_Work to do_. Copy each line that contains the word "chart".
--- Begin ---
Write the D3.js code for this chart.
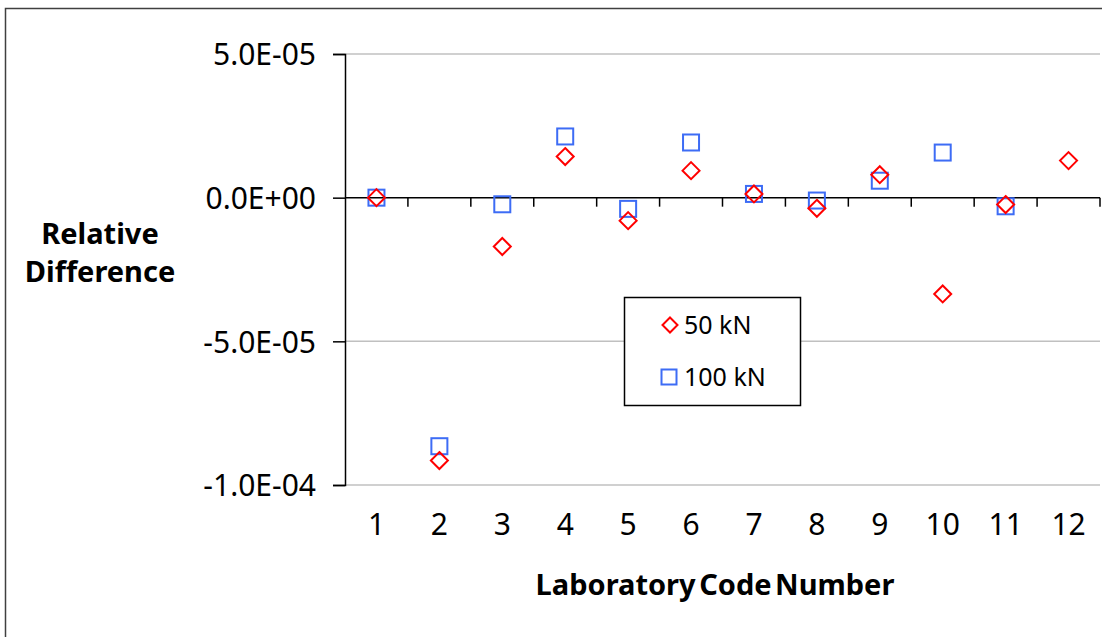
<!DOCTYPE html>
<html>
<head>
<meta charset="utf-8">
<script src="https://cdn.jsdelivr.net/npm/d3@7/dist/d3.min.js"></script>
<style>
  html, body { margin: 0; padding: 0; background: #fff; }
  svg { display: block; font-family: "Noto Sans", "Open Sans", sans-serif; }
</style>
</head>
<body>
<svg id="chart" width="1102" height="637"></svg>
<script>
const labs = ["1","2","3","4","5","6","7","8","9","10","11","12"];
const series50 = [0, -9.15e-5, -1.7e-5, 1.43e-5, -8.0e-6, 9.4e-6, 1.3e-6, -3.7e-6, 8.0e-6, -3.35e-5, -2.4e-6, 1.29e-5];
const series100 = [0, -8.65e-5, -2.3e-6, 2.13e-5, -3.9e-6, 1.92e-5, 1.3e-6, -1.0e-6, 5.9e-6, 1.57e-5, -3.0e-6, null];
const yTicks = [-1e-4, -5e-5, 0, 5e-5];
const seriesNames = ["50 kN", "100 kN"];

const svg = d3.select("#chart");

// outer border (extends past right/bottom edges as in reference)
svg.append("rect").attr("x", 5.5).attr("y", 8.5).attr("width", 1110).attr("height", 650)
  .attr("fill", "none").attr("stroke", "#404040").attr("stroke-width", 1.5);

const x = d3.scaleBand().domain(labs).range([345, 1100]).padding(0);
const y = d3.scaleLinear().domain([-1e-4, 5e-5]).range([485, 54]);

function fmt(v) {
  if (v === 0) return "0.0E+00";
  const e = Math.floor(Math.log10(Math.abs(v)) + 1e-9);
  const m = v / Math.pow(10, e);
  const es = (e < 0 ? "-" : "+") + String(Math.abs(e)).padStart(2, "0");
  return m.toFixed(1) + "E" + es;
}

// gridlines
svg.append("g").selectAll("line").data(yTicks.filter(d => d !== 0)).join("line")
  .attr("x1", 345).attr("x2", 1100)
  .attr("y1", d => y(d)).attr("y2", d => y(d))
  .attr("stroke", "#c0c0c0").attr("stroke-width", 1.5);

// y axis
const yAxis = svg.append("g").attr("transform", "translate(345,0)")
  .call(d3.axisLeft(y).tickValues(yTicks).tickSize(12).tickPadding(17).tickFormat(fmt));
yAxis.select(".domain").attr("stroke", "#000").attr("stroke-width", 1.5);
yAxis.selectAll(".tick line").attr("stroke", "#000").attr("stroke-width", 1.5);
yAxis.selectAll(".tick text").attr("font-size", 30).attr("fill", "#000")
  .attr("font-family", "Noto Sans, sans-serif").attr("dy", "0.36em");

// zero axis with category-boundary ticks
const y0 = y(0);
svg.append("line").attr("x1", 345).attr("x2", 1100).attr("y1", y0).attr("y2", y0)
  .attr("stroke", "#000").attr("stroke-width", 1.5);
const bounds = labs.map(d => x(d)).concat([x(labs[labs.length - 1]) + x.bandwidth()]);
svg.append("g").selectAll("line").data(bounds.slice(1)).join("line")
  .attr("x1", d => d).attr("x2", d => d).attr("y1", y0).attr("y2", y0 + 9)
  .attr("stroke", "#000").attr("stroke-width", 1.5);

// x labels
const xAxis = svg.append("g").attr("transform", "translate(0,485)")
  .call(d3.axisBottom(x).tickSize(0).tickPadding(0));
xAxis.select(".domain").remove();
xAxis.selectAll(".tick text").attr("font-size", 30).attr("fill", "#000")
  .attr("font-family", "Noto Sans, sans-serif").attr("dy", null).attr("y", 50);

// points
const sq = 16;
svg.append("g").selectAll("rect").data(labs.map((l, i) => [l, series100[i]]).filter(d => d[1] !== null)).join("rect")
  .attr("x", d => x(d[0]) + x.bandwidth() / 2 - sq / 2)
  .attr("y", d => y(d[1]) - sq / 2)
  .attr("width", sq).attr("height", sq)
  .attr("fill", "none").attr("stroke", "#3d6cf5").attr("stroke-width", 2);

const dm = 8.5;
const diamond = (cx, cy, r) => `M${cx},${cy - r}L${cx + r},${cy}L${cx},${cy + r}L${cx - r},${cy}Z`;
svg.append("g").selectAll("path").data(labs.map((l, i) => [l, series50[i]]).filter(d => d[1] !== null)).join("path")
  .attr("d", d => diamond(x(d[0]) + x.bandwidth() / 2, y(d[1]), dm))
  .attr("fill", "none").attr("stroke", "#ff0000").attr("stroke-width", 2);

// legend
const lg = svg.append("g");
lg.append("rect").attr("x", 624.5).attr("y", 297.5).attr("width", 176).attr("height", 108)
  .attr("fill", "#fff").attr("stroke", "#000").attr("stroke-width", 1.5);
lg.append("path").attr("d", diamond(670, 325, 7.5)).attr("fill", "none")
  .attr("stroke", "#ff0000").attr("stroke-width", 2);
lg.append("rect").attr("x", 661.5).attr("y", 369.5).attr("width", 15).attr("height", 15)
  .attr("fill", "none").attr("stroke", "#3d6cf5").attr("stroke-width", 2);
lg.append("text").attr("x", 684).attr("y", 334).attr("font-size", 25).attr("fill", "#000").text(seriesNames[0]);
lg.append("text").attr("x", 684).attr("y", 386).attr("font-size", 25).attr("fill", "#000").text(seriesNames[1]);

// axis titles
svg.append("text").attr("x", 715).attr("y", 595).attr("text-anchor", "middle")
  .attr("font-size", 29).attr("font-weight", "bold").attr("word-spacing", "-4px").attr("fill", "#000")
  .text("Laboratory Code Number");
svg.append("text").attr("x", 100).attr("y", 244).attr("text-anchor", "middle")
  .attr("font-size", 29).attr("font-weight", "bold").attr("fill", "#000").text("Relative");
svg.append("text").attr("x", 100).attr("y", 282).attr("text-anchor", "middle")
  .attr("font-size", 29).attr("font-weight", "bold").attr("fill", "#000").text("Difference");
</script>
</body>
</html>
--- End ---
_Correct output_.
Write the D3.js code for this chart.
<svg id="chart" width="1102" height="637"></svg>
const svg = d3.select("#chart");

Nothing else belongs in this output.